Pilgrimage – Madhyamaheshwar is one of the most sacred Hindu shrines since it is a crucial part of the Panch Kedar Yatra and numerous pilgrims visit this place with an aim of seeking blessings from the presiding deity there i.e. Lord Shiva. This pilgrimage takes place every year
Trekking – The last motorable road leading up to this pristine location among the hills is at Ukhimath which is situated at a distance of 16 kms. People are expected to trek their way up to the temple which involves going through some of the most awe inspiring and breathtaking sights.
Camping – Trekkers and people interested in spending time among nature, have the option of setting up a camp on the lush green meadows. There are no hotels or resorts of any sort available at the gorgeous hamlet of Madhyamaheshwar.
Best Time to Visit
Summer Season (April to August) – the climatic conditions during this time remains moderate, pleasant and extremely comfortable for visitation. The overall average temperature remains at a 15 degree Celsius. This time of the year is considered to be extremely ideal for a sightseeing tour. You will also be free to visit some of the major nearby tourist attractions.
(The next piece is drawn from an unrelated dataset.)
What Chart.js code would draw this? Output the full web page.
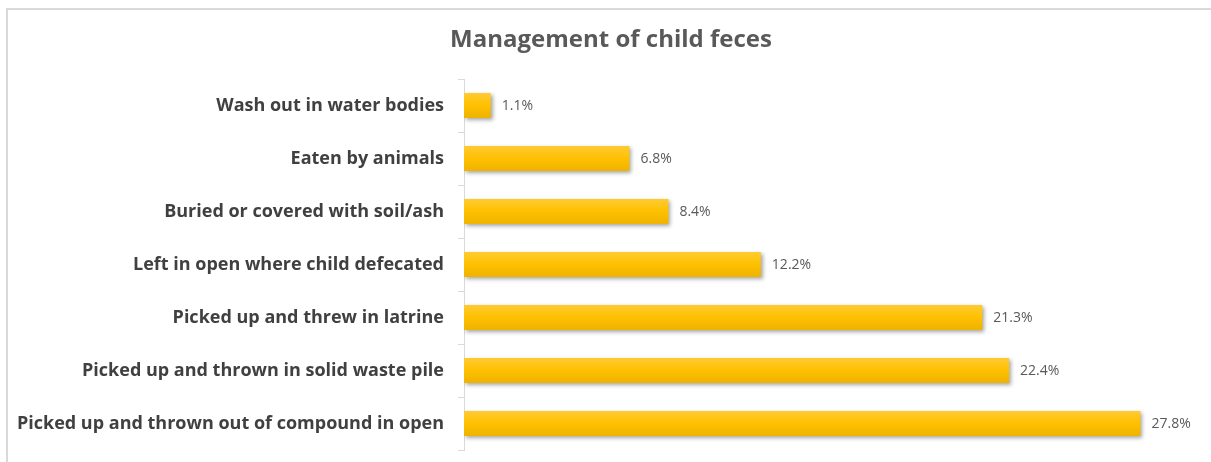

Monsoon season (September to November) – the region experiences mild to scanty rainfall during this time. If you are looking to get away from the city life and savor some of the breathtaking views among the hills and clearly visible snow clad mountain ranges. You will be guaranteed sites for some of the most panoramic views.
Winter season (December to March) – winter months in this season witnesses chilly cold weather and the temperature drops till sub-zero levels with the average temperature being 4 degree Celsius. Snowfall is also a common occurrence during the winter months.
There are not much choices regarding accommodation. Only accommodation available at this remote part is home stay. The people here are helpful, warm and honest. The lodging is obviously not luxurious but comfy. The food is homely, hygienic and fresh. In short, accommodation is not much an issue. Alternately, the trekkers carry their own tents too. At places like Ransi, Gaundar, Bantoli which falls on the trekking path, there are also accommodations available.